AHJ requires 2 ground rods (unless you can prove <25 ohms with one).
My question is whether the 2 grd rods can be used to bond both services, or do I need a total of 4 ground rods?
Thanks,
Rick


----------



## wildleg (Apr 12, 2009)

2 (imo)


----------



## Bob Badger (Apr 19, 2009)

You have one service not two.


----------



## McClary’s Electrical (Feb 21, 2009)

subelect said:


> This coming week, I will be replacing the 60 amp services for a small duplex. The 2 meter loops are spliced to a single service drop off the utility xfmr.
> 
> the current services have no ground rods, water-pipes, gas piping (have to check for insulated bushings on gas pipe before bonding) or concrete electrodes bonded.
> 
> ...


2 rods, 3 clamps you're done


----------



## pudge565 (Dec 8, 2007)

Not to hiijack the thread but I have been wondering, how do you measure to find out if it is less than 25Ω?


----------



## MDShunk (Jan 7, 2007)

Bob Badger said:


> You have one service not two.


I agree.

Like I always tell people, it doesn't matter how many meters, or even how many risers you have. One drop = one service.


----------



## MDShunk (Jan 7, 2007)

pudge565 said:


> Not to hiijack the thread but I have been wondering, how do you measure to find out if it is less than 25Ω?

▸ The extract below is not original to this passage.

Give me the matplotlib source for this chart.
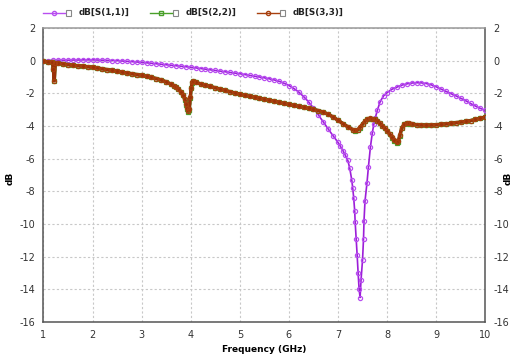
import matplotlib.pyplot as plt
from matplotlib.lines import Line2D
from matplotlib.patches import Rectangle

plt.rcParams["axes.unicode_minus"] = False

# S11 sweep (GHz, dB)
f11 = [1.0, 1.1, 1.2, 1.3, 1.4, 1.5, 1.6, 1.7, 1.8, 1.9, 2.0, 2.1, 2.2, 2.3, 2.4, 2.5,
       2.6, 2.7, 2.8, 2.9, 3.0, 3.1, 3.2, 3.3, 3.4, 3.5, 3.6, 3.7, 3.8, 3.9, 4.0,
       4.1, 4.2, 4.3, 4.4, 4.5, 4.6, 4.7, 4.8, 4.9, 5.0, 5.1, 5.2, 5.3, 5.4, 5.5,
       5.6, 5.7, 5.8, 5.9, 6.0, 6.1, 6.2, 6.3, 6.4, 6.5, 6.6, 6.7, 6.8, 6.9, 7.0,
       7.05, 7.1, 7.15, 7.2, 7.24, 7.28, 7.3, 7.32, 7.34, 7.35, 7.37, 7.39, 7.41,
       7.43, 7.45, 7.47, 7.5, 7.52, 7.53, 7.55, 7.59, 7.62, 7.66, 7.7, 7.73, 7.76,
       7.8, 7.86, 7.93, 8.0, 8.1, 8.2, 8.3, 8.4, 8.5, 8.6, 8.7, 8.8, 8.9, 9.0,
       9.1, 9.2, 9.3, 9.4, 9.5, 9.6, 9.7, 9.8, 9.9, 10.0]
s11 = [0.0, 0.01, 0.02, 0.03, 0.03, 0.03, 0.04, 0.04, 0.05, 0.05, 0.05, 0.04, 0.03, 0.02, 0.01, 0.0,
       -0.02, -0.04, -0.06, -0.08, -0.1, -0.13, -0.16, -0.19, -0.22, -0.25, -0.28, -0.31, -0.34, -0.37, -0.4,
       -0.44, -0.48, -0.52, -0.56, -0.6, -0.64, -0.68, -0.72, -0.76, -0.8, -0.85, -0.9, -0.95, -1.0, -1.05,
       -1.11, -1.18, -1.26, -1.38, -1.52, -1.7, -1.92, -2.2, -2.52, -2.9, -3.32, -3.75, -4.18, -4.6, -5.0,
       -5.25, -5.5, -5.8, -6.1, -6.6, -7.3, -7.8, -8.4, -9.2, -9.9, -10.9, -11.9, -13.0,
       -14.0, -14.5, -13.4, -12.2, -10.9, -9.8, -8.6, -7.5, -6.5, -5.3, -4.4, -3.9, -3.5,
       -3.05, -2.5, -2.15, -1.95, -1.75, -1.62, -1.5, -1.42, -1.37, -1.35, -1.36, -1.4, -1.48, -1.6,
       -1.74, -1.88, -2.02, -2.15, -2.3, -2.45, -2.62, -2.78, -2.92, -3.05]

# S22 / S33 sweep (GHz, dB)
f22 = [1.0, 1.1, 1.18, 1.2, 1.22, 1.24, 1.3, 1.4, 1.5, 1.6, 1.7, 1.8, 1.9, 2.0, 2.1, 2.2,
       2.3, 2.4, 2.5, 2.6, 2.7, 2.8, 2.9, 3.0, 3.1, 3.2, 3.3, 3.4, 3.5, 3.6, 3.65,
       3.7, 3.75, 3.8, 3.84, 3.88, 3.91, 3.93, 3.95, 3.97, 3.99, 4.01, 4.03, 4.05,
       4.1, 4.2, 4.3, 4.4, 4.5, 4.6, 4.7, 4.8, 4.9, 5.0, 5.1, 5.2, 5.3, 5.4, 5.5,
       5.6, 5.7, 5.8, 5.9, 6.0, 6.1, 6.2, 6.3, 6.4, 6.5, 6.6, 6.7, 6.8, 6.9, 7.0,
       7.1, 7.2, 7.3, 7.35, 7.4, 7.45, 7.5, 7.55, 7.6, 7.65, 7.7, 7.75, 7.8, 7.85,
       7.9, 7.95, 8.0, 8.05, 8.1, 8.15, 8.2, 8.23, 8.26, 8.3, 8.35, 8.4, 8.45, 8.5,
       8.6, 8.7, 8.8, 8.9, 9.0, 9.1, 9.2, 9.3, 9.4, 9.5, 9.6, 9.7, 9.8, 9.9, 10.0]
s22 = [-0.05, -0.08, -0.1, -0.5, -1.22, -0.14, -0.16, -0.2, -0.24, -0.28, -0.31, -0.34, -0.37, -0.4, -0.45, -0.5,
       -0.55, -0.6, -0.65, -0.7, -0.75, -0.8, -0.85, -0.9, -0.96, -1.02, -1.1, -1.18, -1.3, -1.44, -1.53,
       -1.62, -1.74, -1.9, -2.1, -2.4, -2.7, -2.95, -3.12, -3.0, -2.3, -1.7, -1.35, -1.27,
       -1.33, -1.42, -1.5, -1.58, -1.66, -1.74, -1.82, -1.9, -1.98, -2.05, -2.12, -2.18, -2.24, -2.3, -2.36,
       -2.42, -2.48, -2.55, -2.62, -2.68, -2.74, -2.8, -2.86, -2.92, -2.98, -3.06, -3.15, -3.28, -3.45, -3.65,
       -3.85, -4.05, -4.22, -4.28, -4.25, -4.1, -3.9, -3.72, -3.6, -3.55, -3.56, -3.6, -3.68, -3.82,
       -4.0, -4.15, -4.3, -4.5, -4.72, -4.92, -5.05, -4.95, -4.6, -4.15, -3.9, -3.84, -3.85, -3.88,
       -3.92, -3.94, -3.95, -3.94, -3.92, -3.9, -3.87, -3.84, -3.8, -3.76, -3.72, -3.67, -3.6, -3.53, -3.45]
f33 = f22
s33 = [-0.05, -0.08, -0.1, -0.5, -1.24, -0.14, -0.16, -0.2, -0.24, -0.28, -0.31, -0.34, -0.37, -0.4, -0.45, -0.5,
       -0.55, -0.6, -0.65, -0.7, -0.75, -0.8, -0.85, -0.9, -0.96, -1.02, -1.1, -1.18, -1.3, -1.44, -1.53,
       -1.62, -1.74, -1.9, -2.08, -2.36, -2.66, -2.9, -3.08, -2.95, -2.25, -1.65, -1.33, -1.26,
       -1.33, -1.42, -1.5, -1.58, -1.66, -1.74, -1.82, -1.9, -1.98, -2.05, -2.12, -2.18, -2.24, -2.3, -2.36,
       -2.42, -2.48, -2.55, -2.62, -2.68, -2.74, -2.8, -2.86, -2.92, -2.98, -3.06, -3.15, -3.28, -3.45, -3.65,
       -3.85, -4.05, -4.22, -4.27, -4.23, -4.07, -3.87, -3.7, -3.58, -3.54, -3.55, -3.6, -3.68, -3.82,
       -3.98, -4.12, -4.28, -4.48, -4.7, -4.88, -5.0, -4.9, -4.55, -4.1, -3.88, -3.83, -3.84, -3.87,
       -3.92, -3.94, -3.95, -3.94, -3.92, -3.9, -3.87, -3.84, -3.8, -3.76, -3.72, -3.67, -3.6, -3.53, -3.45]

xticks = [1, 2, 3, 4, 5, 6, 7, 8, 9, 10]
yticks = [2, 0, -2, -4, -6, -8, -10, -12, -14, -16]

# name, x, y, line colour, marker colour, marker, band width
series = [
    ("dB[S(1,1)]", f11, s11, "#9c1ed8", "#b84ef0", "o", 1.2),
    ("dB[S(2,2)]", f22, s22, "#3d8a1a", "#4aa02a", "s", 2.4),
    ("dB[S(3,3)]", f33, s33, "#9a3208", "#a8400e", "o", 2.4),
]

fig = plt.figure(figsize=(5.17, 3.56), dpi=100)
ax = fig.add_axes([0.0841, 0.0955, 0.8545, 0.8258])

for name, fx, sy, lc, mc, mk, lw in series:
    ax.plot(fx, sy, color=lc, lw=lw, marker=mk, ms=3.0, mfc="none",
            mec=mc, mew=0.9, zorder=3)

ax.set_xlim(1, 10)
ax.set_ylim(-16, 2)
ax.set_xticks(xticks)
ax.set_yticks(yticks)
ax.grid(True, color="#c8c8c8", ls=(0, (2, 2)), lw=0.8)
ax.tick_params(length=0, labelsize=7, colors="#333333", pad=6,
               labelright=True, right=True)
for sp in ax.spines.values():
    sp.set_color("#555555")
    sp.set_linewidth(1.1)
ax.spines["top"].set_color("#999999")

ax.set_xlabel("Frequency (GHz)", fontsize=6.5, fontweight="bold", labelpad=3)
fig.text(0.02, 0.5, "dB", rotation=90, fontsize=6.5, fontweight="bold",
         ha="center", va="center")
fig.text(0.983, 0.5, "dB", rotation=90, fontsize=6.5, fontweight="bold",
         ha="center", va="center")

# legend strip across the top
W, H = 517.0, 356.0
legend_x = [43, 150, 257]
ly = 1 - 12.7 / H
for (name, fx, sy, lc, mc, mk, lw), x0 in zip(series, legend_x):
    fig.add_artist(Line2D([x0 / W, (x0 + 22) / W], [ly, ly], color=mc, lw=1.0,
                          transform=fig.transFigure))
    fig.add_artist(Line2D([(x0 + 11) / W], [ly], color=mc, marker=mk, ms=3.0,
                          mfc="none", mec=mc, transform=fig.transFigure))
    fig.add_artist(Rectangle(((x0 + 23) / W, 1 - 16 / H), 5 / W, 6 / H,
                             fill=False, ec="#888888", lw=0.8,
                             transform=fig.transFigure))
    fig.text((x0 + 36) / W, ly, name, fontsize=6.3, fontweight="bold",
             ha="left", va="center", color="#222222")

plt.savefig("out.png", dpi=100)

There's a couple specialized meters to test for this. You can also use some somewhat ordinary equipment and a lot of math to do the test also, but it's no fun. In reality, no one tests ground rod resistance unless it's in a spec to do so.


----------



## Bob Badger (Apr 19, 2009)

pudge565 said:


> Not to hiijack the thread but I have been wondering, how do you measure to find out if it is less than 25Ω?

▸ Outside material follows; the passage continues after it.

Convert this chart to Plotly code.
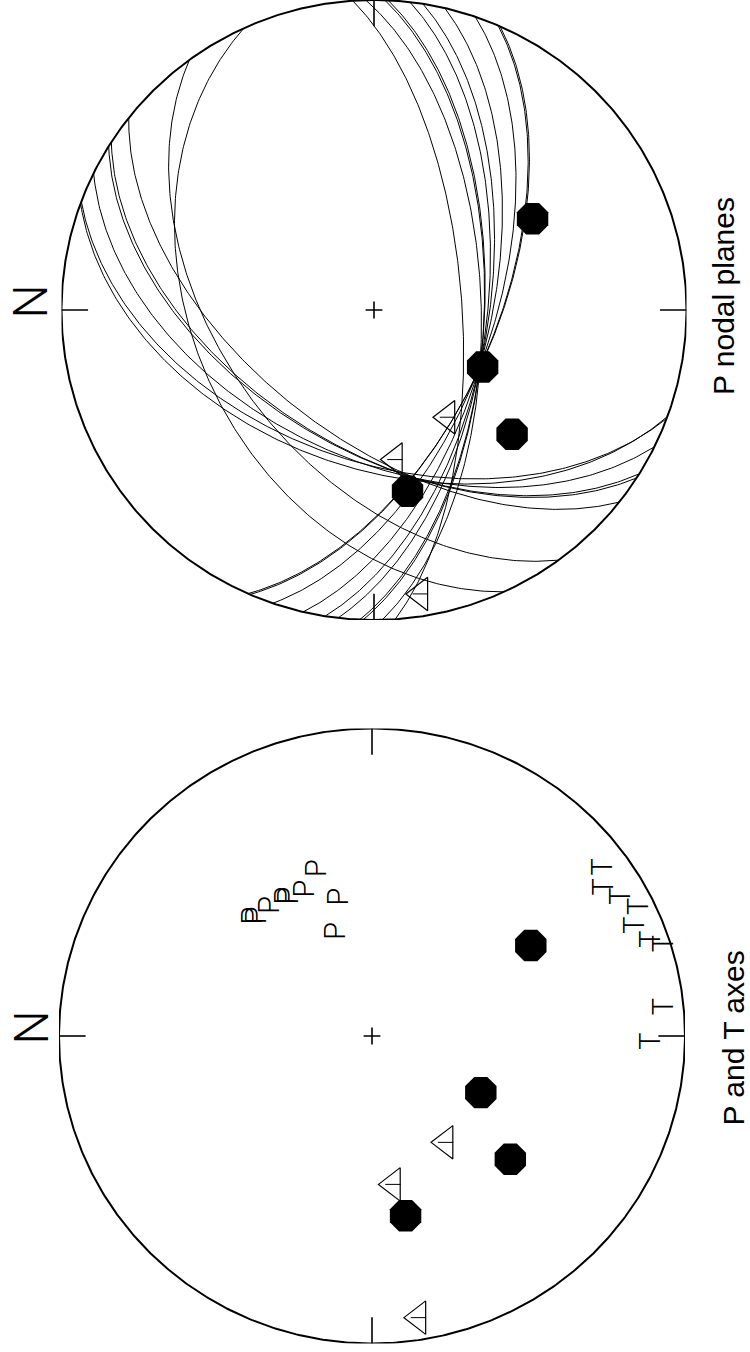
import numpy as np
import plotly.graph_objects as go

# ---------------- data ----------------
# nodal planes: strike (right-hand rule) and dip, degrees
plane_strike = [86.1, 88.5, 92.0, 92.6, 96.6, 99.0, 103.1, 108.9, 113.4, 113.8,
                200.1, 200.5, 206.2, 211.9, 212.8, 218.3, 233.8, 245.4]
plane_dip = [67.0, 61.9, 61.1, 61.0, 60.3, 59.9, 59.4, 58.8, 58.4, 58.3,
             48.0, 50.0, 51.0, 53.6, 54.0, 57.0, 49.8, 42.0]

# P and T axes: trend / plunge, degrees
p_trend = [71.9, 65.6, 76.5, 70.6, 58.6, 59.6, 52.4, 45.7, 46.6]
p_plunge = [42.0, 46.3, 51.5, 60.2, 45.6, 46.0, 45.2, 44.4, 45.1]
t_trend = [143.3, 146.7, 150.1, 153.6, 156.8, 160.4, 162.1, 174.2, 181.0]
t_plunge = [9.2, 13.1, 9.5, 6.0, 9.8, 6.4, 2.3, 7.2, 12.2]

# first-motion polarities: azimuth, take-off angle, polarity (C = compression, D = dilatation)
sta_az = [149.9, 207.9, 222.2, 259.6, 235.8, 262.1, 260.8]
sta_takeoff = [49.0, 32.3, 49.9, 49.7, 34.4, 40.3, 82.0]
sta_pol = ["C", "C", "C", "C", "D", "D", "D"]

titles = ["P nodal planes", "P and T axes"]

# ---------------- projection helpers (equal-area, lower hemisphere) ----------------
SQ2 = np.sqrt(2.0)


def proj(trend, plunge):
    t = np.radians(np.asarray(trend, float))
    p = np.radians(np.asarray(plunge, float))
    rho = SQ2 * np.sin((np.pi / 2 - p) / 2)
    n = rho * np.cos(t)
    e = rho * np.sin(t)
    # figure is turned so that North points left and East points up
    return -n, e


def great_circle(strike, dip, npts=241):
    s = np.radians(strike)
    d = np.radians(dip)
    S = np.array([np.cos(s), np.sin(s), 0.0])
    D = np.array([np.cos(d) * np.cos(s + np.pi / 2), np.cos(d) * np.sin(s + np.pi / 2), np.sin(d)])
    th = np.linspace(0, np.pi, npts)
    L = np.outer(np.cos(th), S) + np.outer(np.sin(th), D)
    tr = np.degrees(np.arctan2(L[:, 1], L[:, 0]))
    pl = np.degrees(np.arcsin(np.clip(L[:, 2], -1, 1)))
    return proj(tr, pl)


fig = go.Figure()
W, H = 750, 1352


def add_net(xa, ya):
    th = np.linspace(0, 2 * np.pi, 721)
    fig.add_trace(go.Scatter(x=np.cos(th), y=np.sin(th), mode="lines",
                             line=dict(color="black", width=2), xaxis=xa, yaxis=ya,
                             hoverinfo="skip", showlegend=False, cliponaxis=False))
    tx, ty = [], []
    for az in [0, 90, 180, 270]:
        x0, y0 = proj([az, az], [0, 0])
        tx += [x0[0], x0[0] * 0.915, None]
        ty += [y0[0], y0[0] * 0.915, None]
    fig.add_trace(go.Scatter(x=tx, y=ty, mode="lines", line=dict(color="black", width=1.6),
                             xaxis=xa, yaxis=ya, hoverinfo="skip", showlegend=False, cliponaxis=False))
    fig.add_trace(go.Scatter(x=[0], y=[0], mode="markers",
                             marker=dict(symbol="cross-thin", size=12, line=dict(color="black", width=1.6)),
                             xaxis=xa, yaxis=ya, hoverinfo="skip", showlegend=False))


def add_stations(xa, ya):
    sx, sy = proj(sta_az, 90 - np.asarray(sta_takeoff))
    c = [i for i, p in enumerate(sta_pol) if p == "C"]
    dd = [i for i, p in enumerate(sta_pol) if p == "D"]
    fig.add_trace(go.Scatter(x=sx[c], y=sy[c], mode="markers",
                             marker=dict(symbol="octagon", size=34, color="black", line=dict(width=0)),
                             xaxis=xa, yaxis=ya, showlegend=False, cliponaxis=False))
    fig.add_trace(go.Scatter(x=sx[dd], y=sy[dd], mode="markers",
                             marker=dict(symbol="triangle-left-open", size=29, color="black",
                                         line=dict(color="black", width=1.2)),
                             xaxis=xa, yaxis=ya, showlegend=False, cliponaxis=False))
    fig.add_trace(go.Scatter(x=sx[dd], y=sy[dd], mode="markers",
                             marker=dict(symbol="line-ew-open", size=11, color="black",
                                         line=dict(color="black", width=1)),
                             xaxis=xa, yaxis=ya, showlegend=False, cliponaxis=False))


# ---- top net: nodal planes ----
add_net("x", "y")
for s, d in zip(plane_strike, plane_dip):
    gx, gy = great_circle(s, d)
    fig.add_trace(go.Scatter(x=gx, y=gy, mode="lines", line=dict(color="black", width=1),
                             xaxis="x", yaxis="y", hoverinfo="skip", showlegend=False))
add_stations("x", "y")

# ---- bottom net: P and T axes ----
add_net("x2", "y2")
add_stations("x2", "y2")

annotations = []
px_, py_ = proj(p_trend, p_plunge)
tx_, ty_ = proj(t_trend, t_plunge)
letter_font = dict(family="Roboto, Liberation Sans, Arial", size=29, color="black", weight=300)
for x, y in zip(px_, py_):
    annotations.append(dict(x=x, y=y, xref="x2", yref="y2", text="P", showarrow=False,
                            xanchor="center", yanchor="middle", textangle=-90, font=letter_font))
for x, y in zip(tx_, ty_):
    annotations.append(dict(x=x, y=y, xref="x2", yref="y2", text="T", showarrow=False,
                            xanchor="center", yanchor="middle", textangle=-90, font=letter_font))

# N labels
for ny in [301, 1027]:
    annotations.append(dict(x=30.5 / W, y=1 - ny / H, xref="paper", yref="paper", text="N",
                            showarrow=False, textangle=-90, xanchor="center", yanchor="middle",
                            font=dict(family="Roboto, Liberation Sans, Arial", size=48,
                                      color="black", weight=300)))

# titles
for txt, (cx, cy) in zip(titles, [(723, 296), (732.5, 1038)]):
    annotations.append(dict(x=cx / W, y=1 - cy / H, xref="paper", yref="paper", text=txt,
                            showarrow=False, textangle=-90, xanchor="center", yanchor="middle",
                            font=dict(family="Liberation Sans, Arial", size=30, color="black")))

hidden = dict(range=[-1, 1], visible=False, fixedrange=True)
fig.update_layout(
    width=W, height=H, autosize=False,
    margin=dict(l=0, r=0, t=0, b=0, pad=0),
    paper_bgcolor="white", plot_bgcolor="rgba(0,0,0,0)",
    xaxis=dict(domain=[61.5 / W, 686.5 / W], anchor="y", **hidden),
    yaxis=dict(domain=[1 - 620 / H, 1.0], anchor="x", **hidden),
    xaxis2=dict(domain=[59 / W, 685 / W], anchor="y2", **hidden),
    yaxis2=dict(domain=[1 - 1343.5 / H, 1 - 728.5 / H], anchor="x2", **hidden),
    annotations=annotations,
    showlegend=False,
)

fig.write_html("out.html")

With a earth ground resistance tester












http://www.licensedelectrician.com/Store/ID/Earth_Ground_RT.htm


----------



## Electric Al (Mar 13, 2010)

How about a Megger!


----------



## MDShunk (Jan 7, 2007)

Electric Al said:


> How about a Megger!


Yeah, you probably can do this test with a constant pressure megger, but it's just too involved. Better to use a 3-point ground rod tester, or one of the new one's that just snaps around the conductor.


----------



## subelect (Nov 25, 2007)

Thanks for your input.
Rick


----------